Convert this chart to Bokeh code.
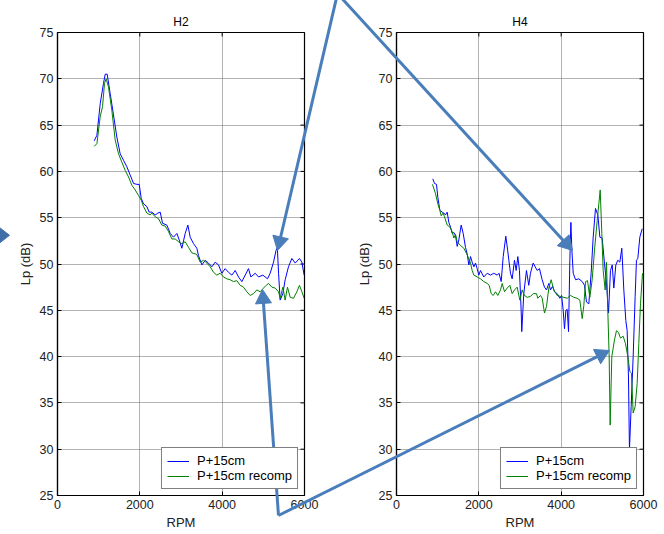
import math
from bokeh.plotting import figure
from bokeh.models import Range1d, FixedTicker, Legend
from bokeh.layouts import row
from bokeh.embed import file_html
from bokeh.resources import INLINE

# ---------------- data ----------------
h2_rpm_p15 = [891, 957, 1037, 1117, 1159, 1207, 1280, 1360, 1442, 1523, 1604, 1685,
              1766, 1847, 1928, 1985, 2033, 2090, 2171, 2227, 2292, 2373, 2438, 2495,
              2551, 2657, 2738, 2818, 2900, 2956, 3021, 3102, 3167, 3223, 3304, 3386,
              3425, 3508, 3588, 3668, 3750, 3831, 3911, 3992, 4073, 4154, 4236, 4316,
              4397, 4478, 4560, 4640, 4697, 4802, 4883, 4989, 5102, 5166, 5248, 5310,
              5340, 5370, 5409, 5475, 5530, 5611, 5693, 5774, 5878, 5936, 5992]
h2_lp_p15 = [63.3, 63.9, 67.3, 69.5, 70.5, 70.5, 68.4, 66.1, 63.7, 61.9, 61.2, 60.5,
             59.6, 58.7, 58.6, 58.6, 57.1, 56.5, 56.2, 55.6, 55.6, 55.3, 55.5, 55.6,
             54.4, 54.2, 53.3, 52.9, 53.3, 52.6, 51.7, 53.3, 54.2, 52.9, 52.2, 51.7,
             50.9, 49.9, 50.4, 50.1, 49.7, 50.2, 49.9, 49.0, 49.5, 49.1, 48.8, 49.3,
             48.6, 48.1, 48.8, 49.5, 48.6, 49.0, 48.6, 48.8, 48.4, 49.0, 50.2, 51.5,
             51.8, 49.0, 46.1, 46.8, 48.3, 49.7, 50.6, 50.1, 50.6, 50.2, 48.8]

h2_rpm_rec = [891, 957, 1037, 1094, 1142, 1183, 1239, 1320, 1401, 1482, 1563, 1645,
              1725, 1807, 1887, 1968, 2033, 2090, 2171, 2252, 2292, 2373, 2454, 2535,
              2616, 2697, 2778, 2859, 2940, 3021, 3102, 3183, 3264, 3345, 3386, 3467,
              3547, 3628, 3709, 3790, 3871, 3952, 4032, 4114, 4195, 4275, 4356, 4438,
              4518, 4600, 4681, 4761, 4843, 4924, 5004, 5070, 5126, 5208, 5288, 5369,
              5409, 5475, 5530, 5587, 5652, 5733, 5814, 5878, 5936, 5992]
h2_lp_rec = [62.7, 63.0, 65.9, 67.0, 69.5, 70.0, 69.1, 66.6, 63.4, 61.9, 61.0, 60.1,
             59.4, 58.5, 58.0, 57.4, 56.9, 56.2, 55.5, 55.3, 55.5, 55.1, 54.9, 54.2,
             54.1, 53.5, 52.7, 52.7, 52.4, 52.2, 52.4, 51.8, 51.2, 51.1, 51.0, 50.2,
             50.4, 50.1, 49.7, 49.1, 48.8, 49.0, 48.6, 48.4, 48.3, 48.1, 48.2, 47.7,
             47.5, 47.0, 46.6, 46.8, 47.2, 47.0, 47.4, 47.7, 47.9, 47.5, 47.4, 47.0,
             46.3, 47.5, 46.1, 47.5, 46.4, 46.3, 47.0, 47.7, 47.0, 46.3]

h4_rpm_p15 = [882, 923, 972, 1004, 1053, 1110, 1150, 1190, 1231, 1271, 1312, 1352,
              1393, 1433, 1474, 1514, 1571, 1620, 1676, 1717, 1757, 1798, 1838, 1879,
              1919, 1960, 2000, 2040, 2121, 2203, 2283, 2364, 2446, 2490, 2543, 2592,
              2655, 2700, 2729, 2769, 2810, 2866, 2907, 2947, 2987, 3028, 3043, 3092,
              3157, 3213, 3254, 3320, 3417, 3473, 3538, 3595, 3643, 3700, 3741, 3790,
              3838, 3903, 3968, 4010, 4049, 4081, 4114, 4146, 4179, 4211, 4236, 4260,
              4293, 4350, 4430, 4511, 4567, 4615, 4672, 4729, 4778, 4834, 4891, 4940,
              4996, 5052, 5101, 5150, 5198, 5240, 5279, 5328, 5376, 5425, 5473, 5522,
              5570, 5603, 5635, 5659, 5700, 5749, 5797, 5829, 5862, 5911, 5967]
h4_lp_p15 = [59.2, 58.7, 58.6, 57.2, 55.8, 55.6, 55.5, 55.3, 55.6, 54.5, 54.0, 53.3,
             53.4, 53.1, 51.9, 52.6, 54.2, 53.3, 51.8, 51.1, 49.9, 50.8, 50.2, 49.7,
             50.1, 49.5, 48.8, 49.3, 48.6, 49.0, 48.8, 49.0, 48.8, 49.0, 48.1, 50.8,
             53.0, 51.5, 50.4, 49.0, 48.4, 50.4, 49.3, 50.8, 49.3, 45.0, 42.7, 46.8,
             49.3, 47.7, 49.0, 50.1, 49.3, 49.5, 48.3, 47.5, 47.2, 47.9, 47.2, 47.6,
             47.0, 46.8, 46.3, 46.6, 45.0, 43.0, 45.0, 45.1, 42.7, 50.4, 54.5, 51.5,
             49.0, 48.3, 48.4, 48.1, 47.7, 45.9, 45.7, 49.1, 52.9, 56.0, 55.3, 52.9,
             52.8, 50.1, 47.9, 44.7, 49.3, 49.9, 47.4, 49.9, 50.4, 50.2, 51.7, 47.2,
             43.9, 42.8, 37.8, 29.9, 34.6, 40.0, 46.5, 50.4, 50.6, 52.9, 53.8]

h4_rpm_rec = [874, 948, 1004, 1053, 1086, 1134, 1166, 1231, 1296, 1352, 1393, 1433,
              1474, 1555, 1636, 1717, 1798, 1838, 1879, 1960, 2040, 2121, 2203, 2250,
              2300, 2349, 2405, 2462, 2526, 2567, 2624, 2689, 2753, 2810, 2866, 2931,
              2996, 3053, 3109, 3174, 3254, 3320, 3400, 3433, 3498, 3540, 3595, 3643,
              3700, 3757, 3822, 3903, 3984, 4065, 4146, 4227, 4307, 4388, 4453, 4511,
              4550, 4592, 4640, 4696, 4753, 4810, 4875, 4915, 4948, 4988, 5020, 5069,
              5101, 5133, 5166, 5190, 5230, 5295, 5344, 5392, 5441, 5506, 5563, 5619,
              5668, 5708, 5749, 5797, 5846, 5886, 5927, 5976]
h4_lp_rec = [58.6, 57.6, 56.5, 55.8, 55.2, 55.5, 55.1, 54.2, 54.0, 53.5, 52.8, 53.2,
             52.4, 52.0, 51.7, 51.0, 50.1, 49.3, 48.8, 48.6, 48.4, 48.1, 47.9, 47.7,
             46.8, 46.6, 47.0, 46.6, 47.2, 47.9, 47.0, 47.4, 47.7, 46.8, 47.2, 47.5,
             46.1, 47.2, 46.6, 46.4, 46.5, 46.8, 46.8, 46.3, 46.6, 46.3, 44.7, 45.4,
             47.4, 48.3, 47.2, 46.6, 46.5, 46.4, 46.3, 46.6, 46.4, 46.3, 46.1, 44.1,
             45.5, 48.1, 48.2, 46.4, 48.3, 51.5, 54.7, 56.5, 58.0, 53.3, 49.3, 47.2,
             50.2, 45.0, 40.0, 32.6, 40.0, 41.8, 42.8, 42.6, 42.0, 42.2, 41.4, 40.0,
             38.4, 38.2, 33.9, 34.6, 37.1, 41.4, 45.7, 49.0]

x_ticks = [0, 2000, 4000, 6000]
y_ticks = [25, 30, 35, 40, 45, 50, 55, 60, 65, 70, 75]
legend_labels = ["P+15cm", "P+15cm recomp"]
titles = ["H2", "H4"]

# callout arrows (annotation positions, in each panel's data units)
arrows_left = [  # (x0, y0, x1, y1, head)
    (6802, 79.2, 5344, 51.46, True),
    (5368, 22.84, 4980, 47.24, True),
    (5368, 22.84, 13409, 40.66, False),
]
arrows_right = [
    (-1433, 79.2, 4275, 51.46, True),
    (-2866, 22.84, 5174, 40.66, True),
]
chevron_left = ([-1600, -1166, -1600], [54.6, 53.1, 51.6])

FONT = "Liberation Sans"
ARROW_COLOR = "#4a7ebb"
FRAME_W, FRAME_H = 247, 463
PX_X = FRAME_W / 6000.0
PX_Y = FRAME_H / 50.0
HEAD = 16


def draw_arrow(p, x0, y0, x1, y1, head):
    if not head:
        p.segment(x0=[x0], y0=[y0], x1=[x1], y1=[y1], line_color=ARROW_COLOR,
                  line_width=3, level="overlay")
        return
    ux, uy = (x1 - x0) * PX_X, (y1 - y0) * PX_Y
    n = math.hypot(ux, uy)
    ux, uy = ux / n, uy / n
    back = HEAD * math.sqrt(3) / 3.0  # apex -> centroid distance
    cx, cy = x1 - ux * back / PX_X, y1 - uy * back / PX_Y
    p.segment(x0=[x0], y0=[y0], x1=[cx], y1=[cy], line_color=ARROW_COLOR,
              line_width=3, level="overlay")
    p.scatter(x=[cx], y=[cy], marker="triangle", size=HEAD,
              angle=math.atan2(-ux, uy), fill_color=ARROW_COLOR,
              line_color=ARROW_COLOR, level="overlay")


def make_panel(title, xs1, ys1, xs2, ys2, width, border_left, border_right, arrows):
    p = figure(width=width, height=534, output_backend="svg", toolbar_location=None,
               x_range=Range1d(0, 6000), y_range=Range1d(25, 75),
               min_border_left=border_left, min_border_right=border_right,
               min_border_top=32, min_border_bottom=39,
               x_axis_label="RPM", y_axis_label="Lp (dB)")
    p.title.text = title
    p.title.align = "center"
    p.title.text_font = FONT
    p.title.text_font_size = "12px"
    p.title.text_font_style = "normal"
    p.title.text_color = "#000000"
    p.title.standoff = 8
    p.outline_line_color = "#000000"
    p.outline_line_width = 1.2
    p.background_fill_color = "white"
    p.border_fill_color = "white"

    for ax in p.xaxis + p.yaxis:
        ax.major_tick_in = 4
        ax.major_tick_out = 0
        ax.minor_tick_line_color = None
        ax.axis_line_color = "#000000"
        ax.axis_line_width = 1.2
        ax.major_tick_line_color = "#000000"
        ax.major_label_text_font = FONT
        ax.major_label_text_font_size = "12.5px"
        ax.major_label_text_color = "#222222"
        ax.axis_label_text_font = FONT
        ax.axis_label_text_font_size = "13px"
        ax.axis_label_text_font_style = "normal"
        ax.axis_label_text_color = "#222222"
    p.xaxis.ticker = FixedTicker(ticks=x_ticks)
    p.yaxis.ticker = FixedTicker(ticks=y_ticks)
    p.xaxis.major_label_standoff = 4
    p.yaxis.major_label_standoff = 4
    p.xaxis.axis_label_standoff = 3
    p.yaxis.axis_label_standoff = 4

    for g in p.grid:
        g.grid_line_color = "#666666"
        g.grid_line_dash = "1 1"
        g.grid_line_width = 1
    p.xgrid.ticker = FixedTicker(ticks=x_ticks)
    p.ygrid.ticker = FixedTicker(ticks=y_ticks)

    # box ticks on the right and top edges
    p.ray(x=[6000] * len(y_ticks), y=y_ticks, length=4, length_units="screen",
          angle=math.pi, line_color="#000000", line_width=1)
    p.ray(x=x_ticks, y=[75] * len(x_ticks), length=4, length_units="screen",
          angle=-math.pi / 2, line_color="#000000", line_width=1)

    r1 = p.line(xs1, ys1, line_color="#0000ff", line_width=1)
    r2 = p.line(xs2, ys2, line_color="#008000", line_width=1)
    leg = Legend(items=[(legend_labels[0], [r1]), (legend_labels[1], [r2])],
                 location="bottom_right", margin=6, padding=5, spacing=0,
                 glyph_width=22, glyph_height=12, label_height=12,
                 label_standoff=8, border_line_color="#000000", border_line_width=1,
                 background_fill_color="white", background_fill_alpha=1.0,
                 label_text_font=FONT, label_text_font_size="13px",
                 label_text_color="#000000")
    p.add_layout(leg, "center")

    for x0, y0, x1, y1, head in arrows:
        draw_arrow(p, x0, y0, x1, y1, head)
    return p


p1 = make_panel(titles[0], h2_rpm_p15, h2_lp_p15, h2_rpm_rec, h2_lp_rec,
                341, 57, 37, arrows_left)
p1.patch(chevron_left[0], chevron_left[1], fill_color="#3f6fa8",
         line_color="#3f6fa8", level="overlay")
p2 = make_panel(titles[1], h4_rpm_p15, h4_lp_p15, h4_rpm_rec, h4_lp_rec,
                323, 55, 21, arrows_right)

layout = row(p1, p2)
open("out.html", "w").write(file_html(layout, INLINE))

◇ ◇ ◇ ◇ ◇ ◇ ◇

**What is needed:** Transcribe exactly, with no pictures, the lines running from the first line of the material through the line holding "50.6, 50.2, 48.8]".

**Worked solution:**
Convert this chart to Bokeh code.
import math
from bokeh.plotting import figure
from bokeh.models import Range1d, FixedTicker, Legend
from bokeh.layouts import row
from bokeh.embed import file_html
from bokeh.resources import INLINE

# ---------------- data ----------------
h2_rpm_p15 = [891, 957, 1037, 1117, 1159, 1207, 1280, 1360, 1442, 1523, 1604, 1685,
              1766, 1847, 1928, 1985, 2033, 2090, 2171, 2227, 2292, 2373, 2438, 2495,
              2551, 2657, 2738, 2818, 2900, 2956, 3021, 3102, 3167, 3223, 3304, 3386,
              3425, 3508, 3588, 3668, 3750, 3831, 3911, 3992, 4073, 4154, 4236, 4316,
              4397, 4478, 4560, 4640, 4697, 4802, 4883, 4989, 5102, 5166, 5248, 5310,
              5340, 5370, 5409, 5475, 5530, 5611, 5693, 5774, 5878, 5936, 5992]
h2_lp_p15 = [63.3, 63.9, 67.3, 69.5, 70.5, 70.5, 68.4, 66.1, 63.7, 61.9, 61.2, 60.5,
             59.6, 58.7, 58.6, 58.6, 57.1, 56.5, 56.2, 55.6, 55.6, 55.3, 55.5, 55.6,
             54.4, 54.2, 53.3, 52.9, 53.3, 52.6, 51.7, 53.3, 54.2, 52.9, 52.2, 51.7,
             50.9, 49.9, 50.4, 50.1, 49.7, 50.2, 49.9, 49.0, 49.5, 49.1, 48.8, 49.3,
             48.6, 48.1, 48.8, 49.5, 48.6, 49.0, 48.6, 48.8, 48.4, 49.0, 50.2, 51.5,
             51.8, 49.0, 46.1, 46.8, 48.3, 49.7, 50.6, 50.1, 50.6, 50.2, 48.8]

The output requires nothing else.